Brief
Answer with a number only: how many lines of the data contain "this"?

Recorded data
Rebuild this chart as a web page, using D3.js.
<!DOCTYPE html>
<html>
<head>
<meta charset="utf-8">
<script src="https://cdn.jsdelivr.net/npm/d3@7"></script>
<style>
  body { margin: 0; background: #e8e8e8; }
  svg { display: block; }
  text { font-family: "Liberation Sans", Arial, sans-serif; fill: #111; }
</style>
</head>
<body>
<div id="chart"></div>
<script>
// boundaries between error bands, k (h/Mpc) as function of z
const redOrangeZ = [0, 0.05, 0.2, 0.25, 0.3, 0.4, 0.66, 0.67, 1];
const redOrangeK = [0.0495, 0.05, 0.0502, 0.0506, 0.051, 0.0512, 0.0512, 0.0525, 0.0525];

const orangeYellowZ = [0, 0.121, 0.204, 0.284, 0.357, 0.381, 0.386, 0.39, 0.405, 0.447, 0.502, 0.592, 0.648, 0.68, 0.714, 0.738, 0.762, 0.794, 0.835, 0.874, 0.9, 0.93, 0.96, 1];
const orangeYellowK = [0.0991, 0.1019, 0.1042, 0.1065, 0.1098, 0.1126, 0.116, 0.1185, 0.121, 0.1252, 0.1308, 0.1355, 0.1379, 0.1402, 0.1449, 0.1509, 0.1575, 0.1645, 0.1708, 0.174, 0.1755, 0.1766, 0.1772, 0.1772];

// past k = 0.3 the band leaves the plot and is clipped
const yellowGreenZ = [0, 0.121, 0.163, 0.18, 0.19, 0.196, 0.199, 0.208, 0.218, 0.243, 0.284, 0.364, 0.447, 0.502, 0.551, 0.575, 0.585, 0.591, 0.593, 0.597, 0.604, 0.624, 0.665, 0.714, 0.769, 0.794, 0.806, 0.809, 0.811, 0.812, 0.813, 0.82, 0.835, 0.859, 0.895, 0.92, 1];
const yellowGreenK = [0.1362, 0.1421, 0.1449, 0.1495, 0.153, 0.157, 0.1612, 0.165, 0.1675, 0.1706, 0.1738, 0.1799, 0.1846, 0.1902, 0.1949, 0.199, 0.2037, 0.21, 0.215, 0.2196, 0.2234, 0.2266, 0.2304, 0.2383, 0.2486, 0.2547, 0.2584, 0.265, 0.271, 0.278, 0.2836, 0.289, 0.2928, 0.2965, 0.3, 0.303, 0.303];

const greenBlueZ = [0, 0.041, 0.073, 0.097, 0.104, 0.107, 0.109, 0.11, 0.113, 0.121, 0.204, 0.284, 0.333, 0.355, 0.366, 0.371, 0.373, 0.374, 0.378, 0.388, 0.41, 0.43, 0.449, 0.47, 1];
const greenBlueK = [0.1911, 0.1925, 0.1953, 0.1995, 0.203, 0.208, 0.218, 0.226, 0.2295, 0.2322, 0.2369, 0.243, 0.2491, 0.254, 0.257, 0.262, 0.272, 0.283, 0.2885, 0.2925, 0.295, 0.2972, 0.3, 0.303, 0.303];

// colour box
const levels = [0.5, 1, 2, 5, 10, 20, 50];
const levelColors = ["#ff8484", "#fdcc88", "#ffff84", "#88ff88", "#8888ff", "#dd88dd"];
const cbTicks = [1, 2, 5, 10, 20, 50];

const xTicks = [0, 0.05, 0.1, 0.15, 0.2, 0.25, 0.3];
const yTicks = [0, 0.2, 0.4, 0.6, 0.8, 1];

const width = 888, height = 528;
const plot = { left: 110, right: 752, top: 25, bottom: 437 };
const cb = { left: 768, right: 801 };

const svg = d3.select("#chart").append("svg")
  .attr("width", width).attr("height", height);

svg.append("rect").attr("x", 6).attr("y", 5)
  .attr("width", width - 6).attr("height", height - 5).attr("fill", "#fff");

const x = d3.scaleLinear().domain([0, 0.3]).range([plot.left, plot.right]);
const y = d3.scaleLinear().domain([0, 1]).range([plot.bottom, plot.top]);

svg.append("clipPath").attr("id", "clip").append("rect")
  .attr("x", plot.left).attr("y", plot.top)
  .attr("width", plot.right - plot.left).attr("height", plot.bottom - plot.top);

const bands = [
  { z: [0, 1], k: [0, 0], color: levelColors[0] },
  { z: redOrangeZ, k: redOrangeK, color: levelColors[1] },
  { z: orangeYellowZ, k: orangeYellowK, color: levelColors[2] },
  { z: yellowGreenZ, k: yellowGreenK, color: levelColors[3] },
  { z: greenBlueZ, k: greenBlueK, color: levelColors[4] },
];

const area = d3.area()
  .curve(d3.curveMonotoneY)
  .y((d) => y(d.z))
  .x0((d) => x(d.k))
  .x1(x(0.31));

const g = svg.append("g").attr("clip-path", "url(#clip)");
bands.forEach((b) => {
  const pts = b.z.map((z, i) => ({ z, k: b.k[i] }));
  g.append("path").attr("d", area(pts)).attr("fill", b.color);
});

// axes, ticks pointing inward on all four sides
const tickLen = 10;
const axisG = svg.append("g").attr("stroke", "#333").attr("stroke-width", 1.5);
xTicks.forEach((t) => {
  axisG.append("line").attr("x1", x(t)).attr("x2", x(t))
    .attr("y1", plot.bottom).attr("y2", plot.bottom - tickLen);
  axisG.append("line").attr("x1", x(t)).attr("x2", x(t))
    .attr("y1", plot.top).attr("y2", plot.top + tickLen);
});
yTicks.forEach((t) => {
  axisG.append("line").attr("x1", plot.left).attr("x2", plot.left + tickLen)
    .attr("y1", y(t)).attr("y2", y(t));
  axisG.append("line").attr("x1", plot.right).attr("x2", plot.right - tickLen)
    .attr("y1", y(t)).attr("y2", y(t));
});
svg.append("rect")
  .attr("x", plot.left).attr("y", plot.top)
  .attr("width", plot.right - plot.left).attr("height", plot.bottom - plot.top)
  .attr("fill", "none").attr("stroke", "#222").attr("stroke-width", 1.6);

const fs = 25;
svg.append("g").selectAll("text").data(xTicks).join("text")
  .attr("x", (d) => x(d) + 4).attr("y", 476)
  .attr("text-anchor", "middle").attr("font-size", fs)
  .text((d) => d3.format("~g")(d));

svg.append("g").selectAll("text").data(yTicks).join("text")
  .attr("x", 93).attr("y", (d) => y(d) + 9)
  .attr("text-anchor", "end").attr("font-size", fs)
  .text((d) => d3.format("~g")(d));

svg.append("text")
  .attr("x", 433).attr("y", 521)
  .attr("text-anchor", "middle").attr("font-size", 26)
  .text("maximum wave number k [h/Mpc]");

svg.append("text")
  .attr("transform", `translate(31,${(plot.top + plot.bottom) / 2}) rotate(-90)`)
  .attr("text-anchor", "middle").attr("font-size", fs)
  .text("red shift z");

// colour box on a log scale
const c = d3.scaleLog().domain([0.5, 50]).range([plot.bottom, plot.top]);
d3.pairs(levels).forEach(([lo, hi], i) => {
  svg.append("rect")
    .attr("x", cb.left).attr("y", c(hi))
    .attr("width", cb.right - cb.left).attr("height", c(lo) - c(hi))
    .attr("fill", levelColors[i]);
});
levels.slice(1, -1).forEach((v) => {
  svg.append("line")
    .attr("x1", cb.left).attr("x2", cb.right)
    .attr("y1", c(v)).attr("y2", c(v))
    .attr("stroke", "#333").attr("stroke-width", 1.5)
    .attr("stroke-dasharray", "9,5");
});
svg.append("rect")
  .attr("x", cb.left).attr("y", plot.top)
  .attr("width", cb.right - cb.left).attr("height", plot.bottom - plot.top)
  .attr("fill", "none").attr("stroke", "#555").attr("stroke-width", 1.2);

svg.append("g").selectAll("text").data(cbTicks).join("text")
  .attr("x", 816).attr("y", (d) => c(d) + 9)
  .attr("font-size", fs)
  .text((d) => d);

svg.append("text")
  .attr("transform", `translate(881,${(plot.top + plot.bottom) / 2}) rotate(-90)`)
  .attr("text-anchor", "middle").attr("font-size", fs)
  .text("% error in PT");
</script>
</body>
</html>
---
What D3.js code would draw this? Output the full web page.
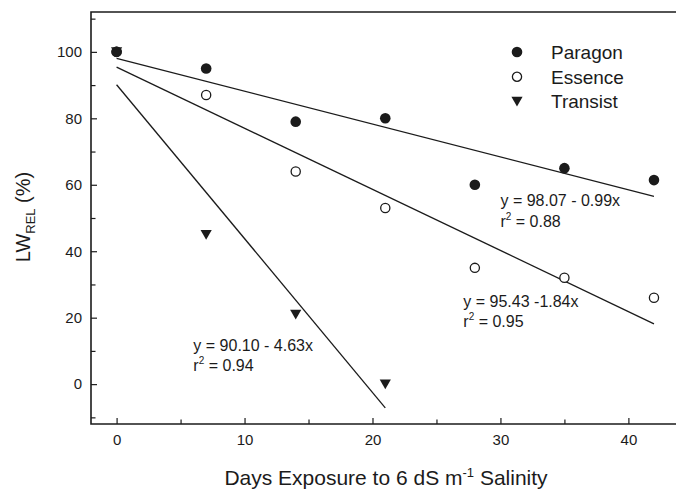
* * *
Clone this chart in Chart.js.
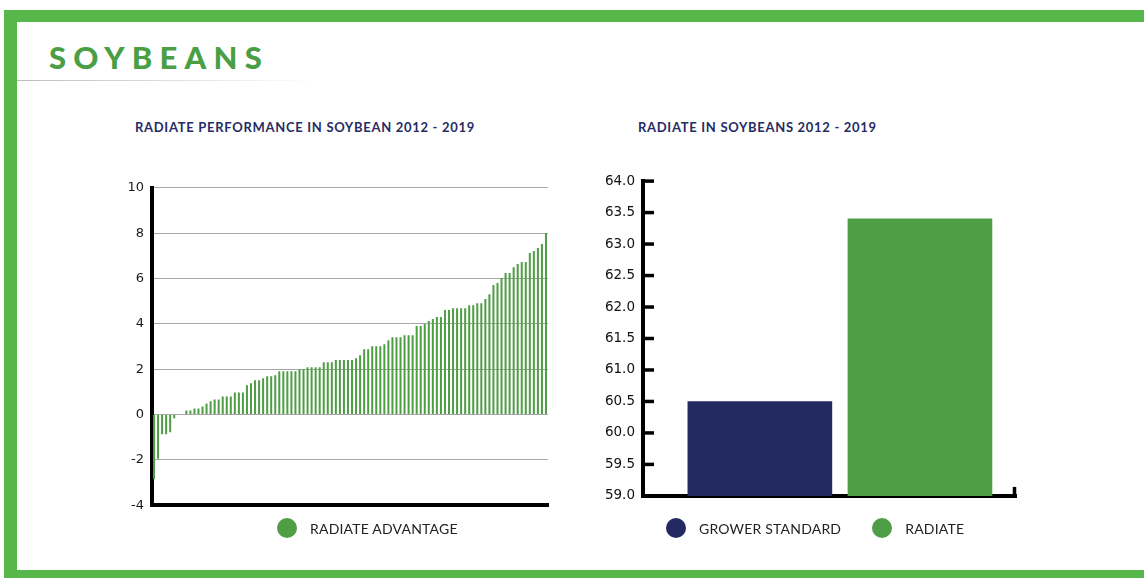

The solution
3